Зло понимается затем и как чистое не-бытие, несуществующее ничто, заимствующее бытие у сущего, и наконец как негативное, диалектически, однако, связанное с позитивным, так что "зло, не меняя собственного содержания, все-таки меняет свой знак с отрицательного на положительный, подменяя собой добро и выдавая себя за добро" (Dost. с. 67). Столь широкие семантические колебания не случайны, но конститутивны - в том смысле, что если мы исключаем понимание зла как изъятость добра, остаются два пути: либо субстантивация зла (независимо от того, есть ли у него диалектическая связь с добром или нет), либо истолкование зла как отрицания, как не-А, но тогда его неопределенность максимальна.

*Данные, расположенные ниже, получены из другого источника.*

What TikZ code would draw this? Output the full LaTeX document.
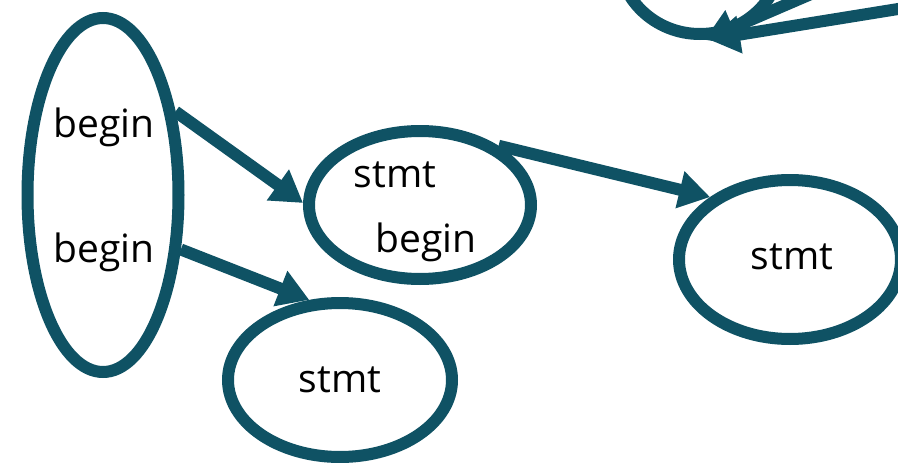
\documentclass[tikz,border=0pt]{standalone}
\usepackage{fontspec}
\setmainfont{Open Sans}
\usetikzlibrary{shapes.geometric,arrows.meta}
\definecolor{teal}{RGB}{15,82,100}
\tikzset{
  oval/.style={ellipse, draw=teal, line width=12pt, inner sep=0pt, fill=none},
  lbl/.style={font=\fontsize{39}{44}\selectfont, text=black, inner sep=0pt, anchor=base},
  conn/.style={draw=teal, line width=12pt, -{Triangle[length=31pt,width=36pt]}}
}
\begin{document}
\begin{tikzpicture}[x=1pt,y=-1pt]
\useasboundingbox (0,0) rectangle (898,463);
% ellipses
\node[oval, minimum width=151pt, minimum height=354pt] (L) at (103,195) {};
\node[oval, minimum width=222pt, minimum height=148pt] (M) at (420,205) {};
\node[oval, minimum width=222pt, minimum height=159pt] (R) at (790,259.5) {};
\node[oval, minimum width=224pt, minimum height=154pt] (B) at (340,380) {};
\node[oval, minimum width=164pt, minimum height=158pt] (T) at (700,-45) {};
% labels
\node[lbl] (l1) at (104,137) {begin};
\node[lbl] (l2) at (104,262) {begin};
\node[lbl] (m1) at (395,187) {stmt};
\node[lbl] (m2) at (426,252) {begin};
\node[lbl] (r1) at (792,269) {stmt};
\node[lbl] (b1) at (340,392) {stmt};
% free ends
\coordinate (fa) at (890,-40);
\coordinate (fb) at (960,-1);
% connectors
\draw[conn] (L.49.6) -- (M.179);
\draw[conn] (L.-35) -- (B.111.5);
\draw[conn] (M.37.8) -- (R.142);
\draw[conn] (fa) -- (T.-87);
\draw[conn] (fb) -- (T.-84);
\end{tikzpicture}
\end{document}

Говоря языком онтологии, можно заметить, что оппозиция добра и зла не есть оппозиция отношения, противоположности или противоречия, но оппозиция обладания - лишенности. Если зло есть лишение (добра), то существует не начало (принцип) зла, а только причина лишения. В этой последней категории выражается также онтологическое предшествование вещи, относительно которой предицируется какая-либо форма лишения, а в конечном счете - не-изначальность зла. Напротив, в понятии отрицания (и негативности) находит выражение связь с позитивным, в которой и то, и другое предстают как одинаково изначальные. Отсюда побуждение мыслить их вместе как диалектически неразделимые: "Бытие и ничто, добро и зло всегда некоторым образом сопровождают друг друга и неотделимы друг от друга" (с. 25, Мас.).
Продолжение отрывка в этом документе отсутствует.